The underlying insight. A memory’s retrievability is often a predicate over the current context, not a single label. A cleanly typed preference can still need “applies-when: client.type = environmental” attached to it. Good systems make that predicate explicit and inspectable. Weak ones leave it implicit in how the retrieval query happens to be built. Which is exactly how you get a “preference” that is accidentally right most of the time and confidently wrong the rest.

Pipelines are not tiers

One more distinction is worth naming. Tiers (working, session, compiled, durable) are where memory lives. Pipelines are the processes that move information between tiers, and they are orthogonal to the tier model.

Two pipelines worth knowing by name because they show up under different labels in almost every serious system.

Dreaming. A process that runs over raw session traces and recall evidence and produces compiled artifacts: summaries, reflections, thematic groupings, consolidated briefs. The output of dreaming is compiled context, not durable memory. Its job is to produce better inputs for the next tier up. The Generative Agents paper calls this “reflection.” Vertex AI Agent Engine Memory Bank frames a similar idea as consolidation.

Habit formation. A separate process that decides what, if anything, from the compiled tier should become durable. This is where reinforcement curves, frequency thresholds, confidence gates, and conflict resolution live. When a preference is observed repeatedly, or a decision is confirmed, a promotion pipeline writes it into durable memory with provenance, class, and supersession links. Mem0’s information-extraction, conflict-resolution, and storage pipeline is this. Claude Code’s auto-memory is a lightweight version.

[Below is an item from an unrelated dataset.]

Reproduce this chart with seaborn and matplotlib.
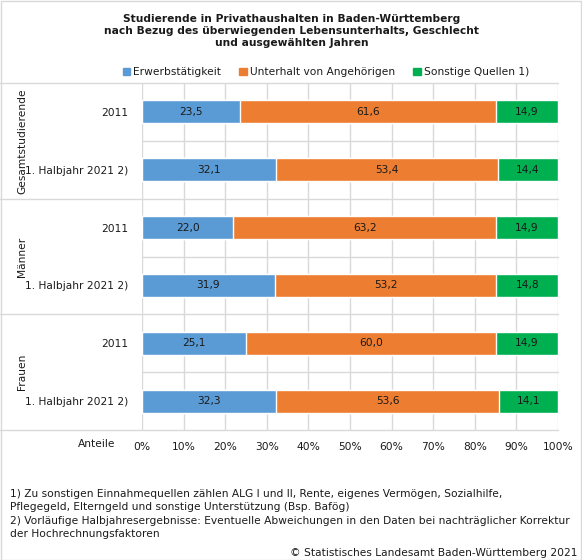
import numpy as np
import pandas as pd
import matplotlib.pyplot as plt
import seaborn as sns
from matplotlib.patches import Patch, Rectangle

# ---- data ----
groups = ["Gesamtstudierende", "Männer", "Frauen"]
periods = ["2011", "1. Halbjahr 2021 2)"]
series = ["Erwerbstätigkeit", "Unterhalt von Angehörigen", "Sonstige Quellen 1)"]
erwerb = [23.5, 32.1, 22.0, 31.9, 25.1, 32.3]
unterhalt = [61.6, 53.4, 63.2, 53.2, 60.0, 53.6]
sonstige = [14.9, 14.4, 14.9, 14.8, 14.9, 14.1]
xticks = [0, 10, 20, 30, 40, 50, 60, 70, 80, 90, 100]

title = ("Studierende in Privathaushalten in Baden-Württemberg\n"
         "nach Bezug des überwiegenden Lebensunterhalts, Geschlecht\n"
         "und ausgewählten Jahren")
footnotes = ("1) Zu sonstigen Einnahmequellen zählen ALG I und II, Rente, eigenes Vermögen, Sozialhilfe,\n"
             "Pflegegeld, Elterngeld und sonstige Unterstützung (Bsp. Bafög)\n"
             "2) Vorläufige Halbjahresergebnisse: Eventuelle Abweichungen in den Daten bei nachträglicher Korrektur\n"
             "der Hochrechnungsfaktoren")
source = "© Statistisches Landesamt Baden-Württemberg 2021"

COLORS = ["#5B9BD5", "#ED7D31", "#00B050"]
GRID = "#D9D9D9"
INK = "#1A1A1A"
FS = 7.7

sns.set_theme(style="white")
plt.rcParams["font.family"] = ["DejaVu Sans"]

rows = [f"{g}|{p}" for g in groups for p in periods]
vals = np.array([erwerb, unterhalt, sonstige]).T
share = vals / vals.sum(axis=1, keepdims=True) * 100
cum = share.cumsum(axis=1)
df = pd.DataFrame(cum, columns=series)
df["row"] = rows

W, H = 582, 560
fig = plt.figure(figsize=(W / 100, H / 100), dpi=100)
ax = fig.add_axes([142 / W, 1 - 430 / H, 416 / W, 347 / H])

# stacked bars: draw cumulative totals back to front
for k in [2, 1, 0]:
    sns.barplot(data=df, x=series[k], y="row", order=rows, orient="h",
                color=COLORS[k], saturation=1, width=0.4, ax=ax, zorder=3)

for i in range(len(rows)):
    for k in range(3):
        ax.text(cum[i, k] - share[i, k] / 2, i, f"{vals[i, k]:.1f}".replace(".", ","),
                ha="center", va="center", fontsize=FS, color=INK, zorder=4)

ax.set_xlim(0, 100)
ax.set_ylim(len(rows) - 0.5, -0.5)
ax.set_xticks(xticks)
ax.set_xticklabels([f"{t}%" for t in xticks], fontsize=FS, color=INK)
ax.set_yticks(range(len(rows)))
ax.set_yticklabels([r.split("|")[1] for r in rows], fontsize=FS, color=INK)
ax.tick_params(length=0, pad=9)
ax.tick_params(axis="y", pad=10)
ax.set_xlabel(""); ax.set_ylabel("")
for s in ax.spines.values():
    s.set_visible(False)
for t in xticks:
    ax.axvline(t, color=GRID, lw=1, zorder=1)
for b in np.arange(-0.5, len(rows), 1):
    major = (b + 0.5) % 2 == 0
    ax.axhline(b, xmin=(-142 / 416 if major else 0), xmax=1, color=GRID, lw=1,
               clip_on=False, zorder=1)

# group labels (rotated)
for j, g in enumerate(groups):
    ax.text(-120 / 416, 2 * j + 0.5, g, transform=ax.get_yaxis_transform(),
            rotation=90, ha="center", va="center", fontsize=FS, color=INK)

fig.text(115 / W, 1 - 444 / H, "Anteile", ha="right", va="center", fontsize=FS, color=INK)

fig.text(292 / W, 1 - 31 / H, title, ha="center", va="center", fontsize=FS,
         fontweight="bold", color=INK, linespacing=1.2)

handles = [Patch(color=c, label=s) for c, s in zip(COLORS, series)]
fig.legend(handles=handles, loc="center", bbox_to_anchor=(326 / W, 1 - 72 / H), ncol=3,
           frameon=False, fontsize=FS, handlelength=0.7, handleheight=0.7,
           handletextpad=0.3, columnspacing=1.7, labelcolor=INK)

fig.text(10 / W, 1 - 514 / H, footnotes, ha="left", va="center", fontsize=FS,
         color=INK, linespacing=1.4)
fig.text(577 / W, 1 - 553 / H, source, ha="right", va="center", fontsize=FS, color=INK)

fig.patches.append(Rectangle((0.5 / W, 0.5 / H), 1 - 1.5 / W, 1 - 1.5 / H,
                             transform=fig.transFigure, fill=False, edgecolor=GRID, lw=1))

fig.savefig("out.png", dpi=100)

Other common pipelines: Compaction (session → compiled summary), extraction (raw transcript → typed durable memory), reflection (episodic traces → higher-level insight), invalidation (marking durable memories stale when source changes or supersession is detected), and revalidation (checking whether a memory’s source version still matches).

The important move is to keep tiers and pipelines cleanly separated in your head. A tier is a place. A pipeline is a policy. Most memory bugs are either a tier confusion (treating a compaction summary as durable truth) or a pipeline confusion (letting frequency alone justify durable promotion, which is how systems end up “remembering” their own dream output as fact).

Why this frame matters

Almost every serious problem in agent memory turns out to be one of four errors in disguise.

  • Tier error. Treating a compaction summary like durable truth. Letting the context window double as the memory model. Dumping raw transcripts into the durable store.
  • Class error. Storing a hypothesis next to a fact with equal retrieval weight. Treating all memories as flat text instead of typed records.
  • Scope error. Pulling the wrong project’s decisions into the current thread. Letting a private scratchpad promote into shared memory.
  • Lifecycle error. Never invalidating. Never superseding. Never noticing the source changed. Never distinguishing stale from current.

These are the categories. Storage and retrieval are tactics you choose after you have made these decisions, not before.

Where this goes from here

The field agrees more than you might think on the shape of memory: multi-tier, typed, scoped, conditional. Where it diverges is on governance, promotion policy, and how much of the memory logic belongs in the runtime versus the store.

That is the thread I want to pull on next. What Letta, LangGraph, Mem0, Google Vertex AI Memory Bank, Claude Code, AutoGen, and OpenAI’s Agents SDK all independently discovered about how to build these layers, and where they meaningfully diverge when it actually matters.

If you are building any of this, the single most useful thing you can do right now is stop saying “memory” and start saying which of the four you mean.